I woke up around ten this morning and I spent a little bit of time on the computer and I fed my son and put him in his play pen. I showered and rinsed my diapers out again in the tub as I did. Then I put them back in the bucket and put the lid back on. Then I came out and changed him and he leaked badly and got his play yard bottom all wet. So I had to change him and throw his sleeper in the hamper and I used a dirty hand towel and got it wet and wiped his play yard.
Then I got dressed and got him dressed too and I went and got quarters so I can wash my diapers. My son threw a fit when I had to take two cars from him and put them back with the other toys the bank owns to keep kids busy while the parents are there. I had to scoop him off the floor and carry him out and then I went to the supermarket to get bus passes. He just wanted to run around and I wouldn’t let him so he threw a fit again. It distracted me so I got confused and thought it was the end of June all of a sudden so I thought the store ran out of July passes. I nearly got refunded until the store manager said it was the end of May and I said I did need two June bus passes. So I got my bus passes after all and I got my cookie I wanted. It had no price on it so the lady behind the counter had to get the manager and she gave my son a free cookie because she said that is what they give all kids. At least it quieted him down and he stopped fussing in the store and crying.
Then I was so glad to be home and I shared part of my cookie with him but he didn’t seem to like it so he threw it on the floor and I ate the rest. He then fell asleep in his chair and I got peace during Titanic and I washed my diapers and his. His diaper champ wasn’t even full yet but since I am washing mine, I will mind as well wash his too so I wouldn’t have to wash his diapers sooner.
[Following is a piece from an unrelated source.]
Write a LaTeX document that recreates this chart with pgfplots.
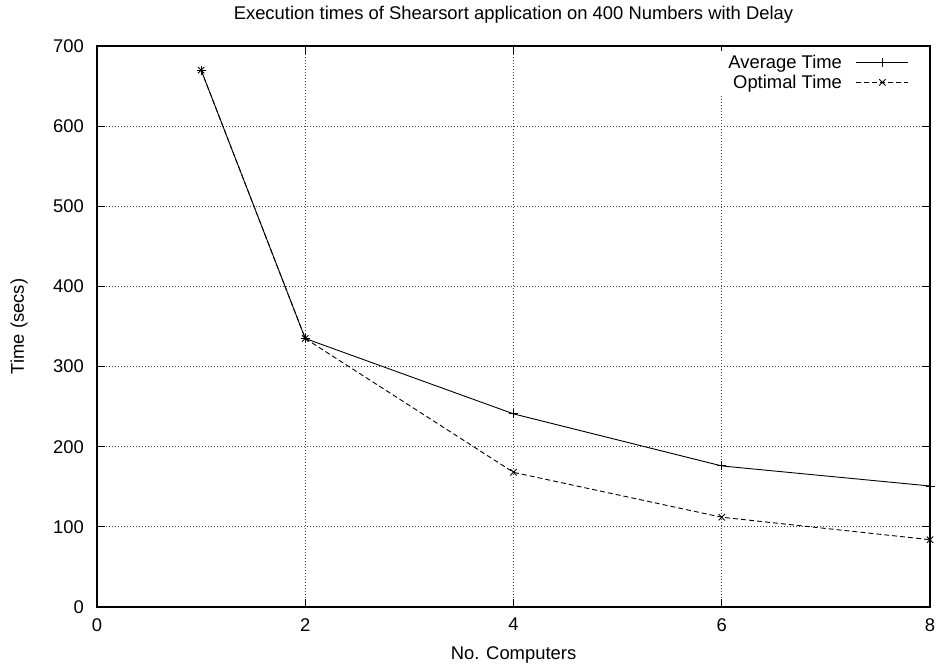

I am reminded why I never want to take my son to the store with me alone because I can’t leave if he starts to fuss and cry and I can’t leave him out in the car alone with the windows partly down because it isn’t the 90’s anymore where it was acceptable and legal. I have memories of being left alone in the car in the early 90’s and late 80’s. I can remember waking up in my car seat and being alone and I would just stare around. Now you can’t do that anymore. But even back then some people thought it was wrong to leave your kids alone in the car and now we have a law about it. It doesn’t bother me. I just blame it on stupid people who didn’t use common sense so they would leave their kids out in the car for a long long time or leave them dying in their hot car. I understand it’s an accident sometimes and I used to judge all parents when it would happen until I read this one Washington Post article. Now I can see how a parent can truly forget to take their kid out of the car and why they would leave them in the car all day long. Luckily it has never happened to me yet but I have had a close call where I got out of the car and locked it and less than five seconds later my mother told me I locked my new son in. Then she laughed about it and so did I. If I were alone, I may have been in the house and then realize where is my son and then remember he is out in the cold car. He was a week old then so I was not used to getting out of the car and having to go in the back seat. but I adjusted quick. Another time my husband and I were almost out the door and we realized we didn’t have our son with so I grabbed his infant carrier with him in it. Imagine if we were on the road and then we remembered our son was not with us. I would have turned the car around and gone back to get him. I know parents have accidentally left their little ones home alone because some confessed it at Babycenter. I will never say “it won’t happen to me” because I will never know. Instead I say, “I hope it won’t happen to me.” Never say never.